Kris Claman and Cathy Goodwin holding a picture of their mother Margaret Goodwin. Photo / Warren Buckland
For the past 20 years, the paper Margaret Goodwin named has been delivered across Hawke's Bay.
Sadly, Margaret passed away last Saturday, less than a week before the 20th anniversary of the paper in which she played a small but significant role in forming.
In 1999 Goodwin won a competition to name the paper being formed out of the merger of Napier's Daily Telegraph and the Hawke's Bay Herald-Tribune.
She picked Hawke's Bay Today.
Her daughters, Cathy Goodwin and Kris Claman said Margaret was a great mum, neighbour and citizen.

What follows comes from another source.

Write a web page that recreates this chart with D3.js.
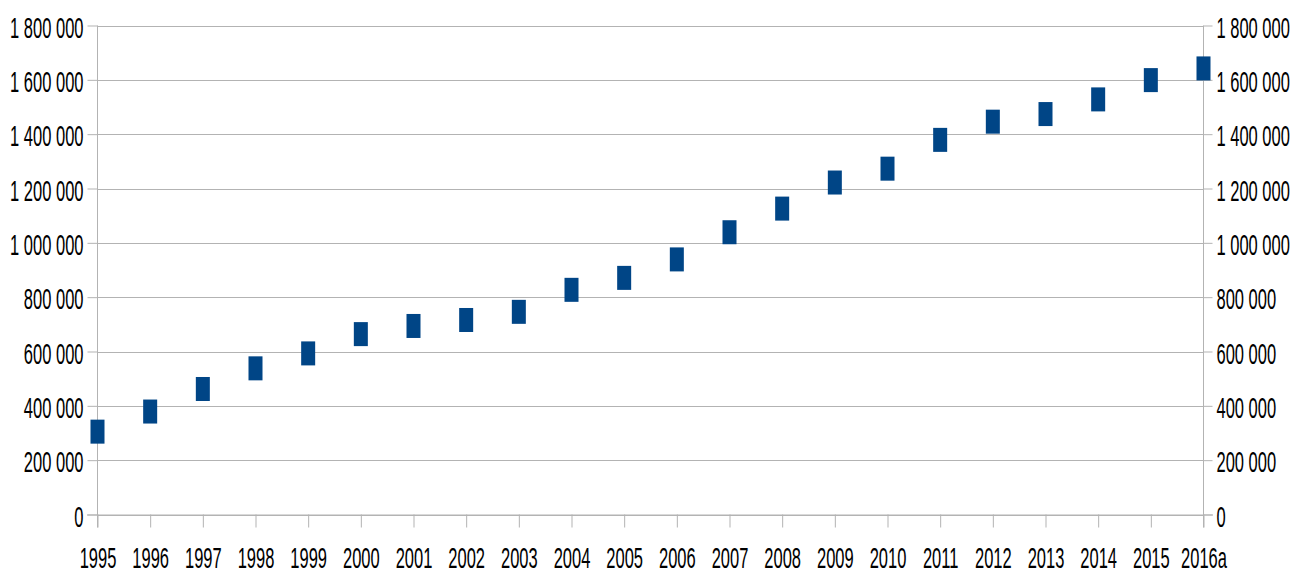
<!DOCTYPE html>
<html>
<head>
<meta charset="utf-8">
<script src="https://cdn.jsdelivr.net/npm/d3@7"></script>
<style>
  html, body { margin: 0; padding: 0; background: #fff; }
  svg { display: block; }
  text { font-family: "Liberation Sans", Arial, sans-serif; font-size: 30px; fill: #000; }
</style>
</head>
<body>
<svg id="chart" width="1297" height="574"></svg>
<script>
// Yearly values (point markers)
const years = ["1995","1996","1997","1998","1999","2000","2001","2002","2003","2004","2005",
               "2006","2007","2008","2009","2010","2011","2012","2013","2014","2015","2016a"];
const values = [305000, 379000, 462000, 538000, 593000, 664000, 694000, 716000, 746000, 827000, 871000,
                939000, 1039000, 1126000, 1222000, 1273000, 1379000, 1446000, 1474000, 1528000, 1599000, 1642000];
const yTicks = [0, 200000, 400000, 600000, 800000, 1000000, 1200000, 1400000, 1600000, 1800000];

const svg = d3.select("#chart");
const plotLeft = 97, plotRight = 1203, plotTop = 25.5, plotBottom = 514.5;
const sx = 0.55; // condensed glyph width

const x = d3.scalePoint().domain(years).range([plotLeft, plotRight]).padding(0);
const y = d3.scaleLinear().domain([0, 1800000]).range([plotBottom, plotTop]);

const fmt = v => d3.format(",")(v).replace(/,/g, " ");
const grey = "#b3b3b3";

// horizontal gridlines
svg.append("g")
  .selectAll("line")
  .data(yTicks)
  .join("line")
  .attr("x1", plotLeft).attr("x2", plotRight)
  .attr("y1", d => Math.round(y(d)) + 0.5).attr("y2", d => Math.round(y(d)) + 0.5)
  .attr("stroke", grey).attr("stroke-width", 1);

function styleAxis(g) {
  g.selectAll("path.domain").attr("stroke", grey).attr("stroke-width", 1);
  g.selectAll(".tick line").attr("stroke", grey).attr("stroke-width", 1);
}

// left axis
const yLeft = svg.append("g")
  .attr("transform", `translate(${plotLeft + 0.5},0)`)
  .call(d3.axisLeft(y).tickValues(yTicks).tickFormat(fmt).tickSize(10).tickSizeOuter(0))
  .call(styleAxis);
yLeft.select("path.domain").remove();
yLeft.append("line").attr("y1", plotTop).attr("y2", plotBottom + 13).attr("stroke", grey);
yLeft.selectAll(".tick text")
  .attr("x", 0).attr("dy", null).attr("y", 0)
  .attr("font-size", 30).attr("font-family", null).attr("fill", "#000")
  .attr("text-anchor", "end")
  .attr("transform", `translate(-14,11.5) scale(${sx},1)`);

// right axis
const yRight = svg.append("g")
  .attr("transform", `translate(${plotRight + 0.5},0)`)
  .call(d3.axisRight(y).tickValues(yTicks).tickFormat(fmt).tickSize(9).tickSizeOuter(0))
  .call(styleAxis);
yRight.select("path.domain").remove();
yRight.append("line").attr("y1", plotTop).attr("y2", plotBottom + 13).attr("stroke", grey);
yRight.selectAll(".tick text")
  .attr("x", 0).attr("dy", null).attr("y", 0)
  .attr("font-size", 30).attr("font-family", null).attr("fill", "#000")
  .attr("text-anchor", "start")
  .attr("transform", `translate(13,11.5) scale(${sx},1)`);

// bottom axis
const xAxis = svg.append("g")
  .attr("transform", `translate(0.5,${plotBottom})`)
  .call(d3.axisBottom(x).tickSize(13).tickSizeOuter(0))
  .call(styleAxis);
xAxis.select("path.domain").remove();
xAxis.append("line").attr("x1", plotLeft - 10.5).attr("x2", plotRight + 9.5).attr("y1", 0.5).attr("y2", 0.5)
  .attr("stroke", grey);
xAxis.selectAll(".tick text")
  .attr("y", 0).attr("dy", null)
  .attr("font-size", 30).attr("font-family", null).attr("fill", "#000")
  .attr("text-anchor", "middle")
  .attr("transform", `translate(0,53.5) scale(${sx},1)`);

// markers
const mw = 14, mh = 24;
svg.append("g")
  .selectAll("rect")
  .data(years.map((yr, i) => ({ yr, v: values[i] })))
  .join("rect")
  .attr("x", d => x(d.yr) - mw / 2 + 0.5)
  .attr("y", d => y(d.v) - mh / 2)
  .attr("width", mw)
  .attr("height", mh)
  .attr("fill", "#004586");
</script>
</body>
</html>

"So we were really encouraged to get a good education."
"She used to read the paper every night.
"It would be spread out on the lounge floor, and she would get down on the floor and read it every night."
"She appreciated being able to find out what was happening in the world."
In her later years Margaret developed dementia, but the sisters said she still got the paper and when she was unable to read it anymore she would look at the pictures.
"She liked to paint the photos in the paper," Claman said.
"There was one photo of a police dog and his handler, which she painted and she framed herself and she delivered to the police station," she said.
"She wrote a letter to the police station saying 'oh, I just thought the dog was so handsome, and the policeman isn't too bad either!"
The sisters only found out recently about the role Margaret played in naming the paper.
"She didn't really mention it, she was quite humble," Goodwin said.
Claman said her best guess as to the inspiration behind the name was that she liked thinking she was reading a paper and finding out what was happening in the world today.
"I can only guess that might have been the case."
Margaret also spent much of her time giving back to the community.
She delivered meals on wheels for 23 years, stopping when she was in her 80s, and collected for the food bank until she could not longer lift the cans.
She also worked with people who had brain damage or had been in accidents, doing craft such as weaving and painting with them.
"She was very happy to give her time," Claman said.